Two years ago, Youngblood and Pearce acquired their first cutting horse broodmares from Alice Walton’s Rocking W Ranch. NCHA Horse of the Year Boon San Kitty and her full sister RW Sallycat were especially dear to Walton, as the fourth generation of her breeding program. In addition, Boon San Kitty, the earner of $565,504, had produced Walton-bred Rockin W, winner of the 2009 NCHA Futurity.

“I don’t know if I’ll ever have two like them, but I am in the breeding business and it’s all about the next generation,” said Walton, when she sold the full sisters, twins from the same flush. “I can’t breed them to my stallions because Rockin W and The Boon are Boon San Kitty’s sons, and Boon San is a full brother. But I never would have parted with them, if I didn’t think it was the perfect home. I felt it was an opportunity to make sure they were together in the right place for the rest of their lives.”

Two months after the Circle Y Ranch became the proud owners of Boon San Kitty and RW Sallycat, Youngblood and Pearce purchased the young stallion Im Countin Checks, earner of $513,408, from his breeder, Tommy Manion. Five months later, they purchased Quintan Blue, multiple champion and winner of $609,140, along with her embryo by Smooth As A Cat, at the Marvine Ranch Reduction Sale.

Not long after they made their commitment to cutting horses, Youngblood and Pearce began looking for a ranch closer to the I-20 ranch corridor west of Fort Worth, than the original Circle Y Ranch, near Aubrey, Tex., northwest of Denton. As luck would have it, Dave and Clare Capps were selling their Radio Ranch cutting facility, with rolling pastures skirted by lovely wooded areas, near Millsap. Youngblood and Pearce purchased the property, along with venerable One Time Soon, 25, a top producer and dam of leading sire One Time Pepto.
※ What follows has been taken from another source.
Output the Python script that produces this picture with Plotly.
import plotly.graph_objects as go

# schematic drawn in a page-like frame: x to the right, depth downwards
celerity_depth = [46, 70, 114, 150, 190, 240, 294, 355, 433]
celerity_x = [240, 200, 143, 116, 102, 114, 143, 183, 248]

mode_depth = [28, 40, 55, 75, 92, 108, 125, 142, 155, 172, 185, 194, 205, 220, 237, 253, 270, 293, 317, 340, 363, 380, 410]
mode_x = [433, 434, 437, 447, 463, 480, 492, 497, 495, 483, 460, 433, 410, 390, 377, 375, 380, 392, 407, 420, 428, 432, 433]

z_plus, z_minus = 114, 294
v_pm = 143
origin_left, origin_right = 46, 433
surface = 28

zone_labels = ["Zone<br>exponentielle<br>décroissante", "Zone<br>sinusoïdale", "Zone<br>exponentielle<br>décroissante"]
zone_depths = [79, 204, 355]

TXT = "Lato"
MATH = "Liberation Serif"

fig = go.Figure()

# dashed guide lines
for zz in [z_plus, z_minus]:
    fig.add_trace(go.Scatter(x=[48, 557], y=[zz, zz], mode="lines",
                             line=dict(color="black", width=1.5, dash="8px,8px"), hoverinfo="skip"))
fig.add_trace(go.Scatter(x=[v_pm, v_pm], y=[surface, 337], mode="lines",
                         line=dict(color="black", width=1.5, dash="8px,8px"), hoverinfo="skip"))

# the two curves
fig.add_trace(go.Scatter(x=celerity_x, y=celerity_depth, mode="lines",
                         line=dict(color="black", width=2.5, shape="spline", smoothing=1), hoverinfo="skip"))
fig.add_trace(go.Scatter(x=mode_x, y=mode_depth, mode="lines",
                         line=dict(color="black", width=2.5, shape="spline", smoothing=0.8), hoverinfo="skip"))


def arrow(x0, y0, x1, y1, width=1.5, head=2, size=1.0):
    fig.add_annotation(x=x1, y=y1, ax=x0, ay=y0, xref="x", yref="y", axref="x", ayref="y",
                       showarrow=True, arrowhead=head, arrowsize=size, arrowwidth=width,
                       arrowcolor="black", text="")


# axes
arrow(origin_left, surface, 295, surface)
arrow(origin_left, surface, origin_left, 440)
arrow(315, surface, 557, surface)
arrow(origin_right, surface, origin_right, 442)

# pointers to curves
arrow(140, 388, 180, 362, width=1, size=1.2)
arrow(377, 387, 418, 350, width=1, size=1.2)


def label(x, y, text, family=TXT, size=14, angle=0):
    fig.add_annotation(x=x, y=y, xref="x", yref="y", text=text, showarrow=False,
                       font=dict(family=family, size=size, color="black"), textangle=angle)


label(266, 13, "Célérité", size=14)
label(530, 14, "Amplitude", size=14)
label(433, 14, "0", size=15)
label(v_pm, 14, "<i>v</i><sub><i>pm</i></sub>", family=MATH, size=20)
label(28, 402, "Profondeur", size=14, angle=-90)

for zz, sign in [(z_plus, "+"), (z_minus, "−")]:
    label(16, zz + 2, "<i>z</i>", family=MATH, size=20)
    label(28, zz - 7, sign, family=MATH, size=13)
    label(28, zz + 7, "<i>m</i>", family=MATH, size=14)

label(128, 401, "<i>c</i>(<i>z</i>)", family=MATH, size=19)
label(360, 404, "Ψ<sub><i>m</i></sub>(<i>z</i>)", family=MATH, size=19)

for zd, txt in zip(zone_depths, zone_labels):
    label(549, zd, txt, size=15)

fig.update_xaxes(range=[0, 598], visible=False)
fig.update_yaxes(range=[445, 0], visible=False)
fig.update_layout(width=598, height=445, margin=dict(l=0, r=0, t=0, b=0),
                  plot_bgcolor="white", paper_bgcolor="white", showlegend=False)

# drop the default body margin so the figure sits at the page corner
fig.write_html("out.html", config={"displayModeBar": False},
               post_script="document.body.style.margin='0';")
In the Summer of 2013, Circle Y also purchased the Peptoboonsmal daughter Poosmal, out of the great producer Hickapoo.

Improvements to the new Circle Y Ranch include bigger barns, paddocks, and mare motels to accommodate 14 broodmares and counting, along with foals, yearlings and two-year-olds. Also, beginning this month, John Sanislow joins Circle Y Ranch as resident trainer. “John worked for Gerald Alexander and Matt Gaines and he’s a great fit for the Circle Y,” said Pearce. “He’s excited about our breeding program and the horses we have coming up, and he will have two of our three-year-olds to show in the Futurity this year, although we will still have a few older horses with outside trainers.

“We wish we had started our cutting horse program years ago,” added Pearce. “We aren’t getting any younger and these great mares aren’t getting any younger. But we can hardly wait to see the Im Countin Checks babies out of these mares trained and shown.”